It’s not just the megarich: increased spending power leads us all to inflict environmental damage. It’s time for a radical plan
It is not quite true that behind every great fortune lies a great crime.
Musicians and novelists, for example, can become extremely rich by
giving other people pleasure. But it does appear to be universally true
that in front of every great fortune lies a great crime. Immense wealth
translates automatically into immense environmental impacts, regardless
of the intentions of those who possess it. The very wealthy, almost as a
matter of definition, are committing ecocide.
A few weeks ago, I received a letter from a worker at a British
private airport. “I see things that really shouldn’t be happening in
2019,” he wrote. Every day he sees Global 7000 jets, Gulfstream G650s
and even Boeing 737s take off from the airport carrying a single
passenger, mostly flying to Russia and the US. The private Boeing 737s,
built to take 174 passengers, are filled at the airport with around
25,000 litres of fuel. That’s as much fossil energy as a small African
town might use in a year.Where are these single passengers going? Perhaps to visit one of their superhomes, constructed and run at vast environmental cost, or to take a trip on their superyacht, which might burn 500 litres of diesel an hour just ticking over, and which is built and furnished with rare materials extracted at the expense of beautiful places.
Perhaps we shouldn’t be surprised to learn that when Google convened a meeting of the rich and famous at the Verdura resort in Sicily in July to discuss climate breakdown, its delegates arrived in 114 private jets and a fleet of megayachts, and drove around the island in supercars. Even when they mean well, the ultrarich cannot help trashing the living world.
But this requires structural change, which involves political intervention as well as technological innovation: anathema to Silicon Valley billionaires. It demands an acknowledgement that money is not a magic wand that makes all the bad stuff go away.
A meaningful strike in defence of the living world is, in part, a strike against the desire to raise our incomes and accumulate wealth: a desire shaped, more than we are probably aware, by dominant social and economic narratives. I see myself as striking in support of a radical and disturbing concept: enough. Individually and collectively, it is time to decide what “enough” looks like, and how to know when we’ve achieved it.
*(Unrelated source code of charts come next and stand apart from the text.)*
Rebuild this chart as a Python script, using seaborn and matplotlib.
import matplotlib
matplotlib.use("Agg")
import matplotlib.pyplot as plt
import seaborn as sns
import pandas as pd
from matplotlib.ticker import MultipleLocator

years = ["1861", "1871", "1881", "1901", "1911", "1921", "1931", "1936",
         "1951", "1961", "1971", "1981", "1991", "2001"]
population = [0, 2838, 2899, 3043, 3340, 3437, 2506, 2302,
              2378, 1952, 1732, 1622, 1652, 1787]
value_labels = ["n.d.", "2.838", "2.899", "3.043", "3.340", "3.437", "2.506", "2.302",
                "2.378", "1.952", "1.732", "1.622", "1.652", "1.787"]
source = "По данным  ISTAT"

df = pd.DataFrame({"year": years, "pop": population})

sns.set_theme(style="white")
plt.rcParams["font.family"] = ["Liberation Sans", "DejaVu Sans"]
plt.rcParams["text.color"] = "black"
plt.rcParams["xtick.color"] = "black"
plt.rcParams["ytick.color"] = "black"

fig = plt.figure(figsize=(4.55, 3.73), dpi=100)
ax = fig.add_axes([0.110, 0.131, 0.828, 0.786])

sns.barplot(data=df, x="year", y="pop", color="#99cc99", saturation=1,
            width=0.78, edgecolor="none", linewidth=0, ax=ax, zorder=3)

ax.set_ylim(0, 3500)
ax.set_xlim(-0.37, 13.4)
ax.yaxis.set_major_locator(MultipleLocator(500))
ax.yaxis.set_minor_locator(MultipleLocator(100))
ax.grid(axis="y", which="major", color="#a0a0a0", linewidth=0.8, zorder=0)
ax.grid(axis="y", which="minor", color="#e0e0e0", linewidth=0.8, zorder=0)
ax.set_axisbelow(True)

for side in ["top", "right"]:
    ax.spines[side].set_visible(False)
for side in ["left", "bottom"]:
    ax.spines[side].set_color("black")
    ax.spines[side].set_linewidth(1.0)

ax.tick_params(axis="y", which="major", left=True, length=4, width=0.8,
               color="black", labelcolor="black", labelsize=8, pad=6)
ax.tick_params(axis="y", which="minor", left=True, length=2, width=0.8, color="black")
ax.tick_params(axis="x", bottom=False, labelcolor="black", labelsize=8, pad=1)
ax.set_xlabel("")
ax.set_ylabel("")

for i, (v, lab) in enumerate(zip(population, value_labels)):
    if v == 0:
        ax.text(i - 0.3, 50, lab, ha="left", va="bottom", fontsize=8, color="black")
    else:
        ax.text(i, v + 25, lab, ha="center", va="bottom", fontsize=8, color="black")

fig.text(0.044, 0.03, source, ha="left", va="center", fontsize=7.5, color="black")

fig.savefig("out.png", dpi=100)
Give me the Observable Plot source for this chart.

There’s a name for this approach, coined by the Belgian philosopher Ingrid Robeyns: limitarianism. Robeyns argues that there should be an upper limit to the amount of income and wealth a person can amass. Just as we recognise a poverty line, below which no one should fall, we should recognise a riches line, above which no one should rise. This call for a levelling down is perhaps the most blasphemous idea in contemporary discourse.
But her arguments are sound. Surplus money allows some people to exercise inordinate power over others: in the workplace; in politics; and above all in the capture, use and destruction of the planet’s natural wealth. If everyone is to flourish, we cannot afford the rich. Nor can we afford our own aspirations, which the culture of wealth maximisation encourages.
The grim truth is that the rich are able to live as they do only because others are poor: there is neither the physical nor ecological space for everyone to pursue private luxury. Instead we should strive for private sufficiency, public luxury. Life on Earth depends on moderation.
• This article was amended on September 19 to remove an inaccurate reference to the world’s most expensive superyacht.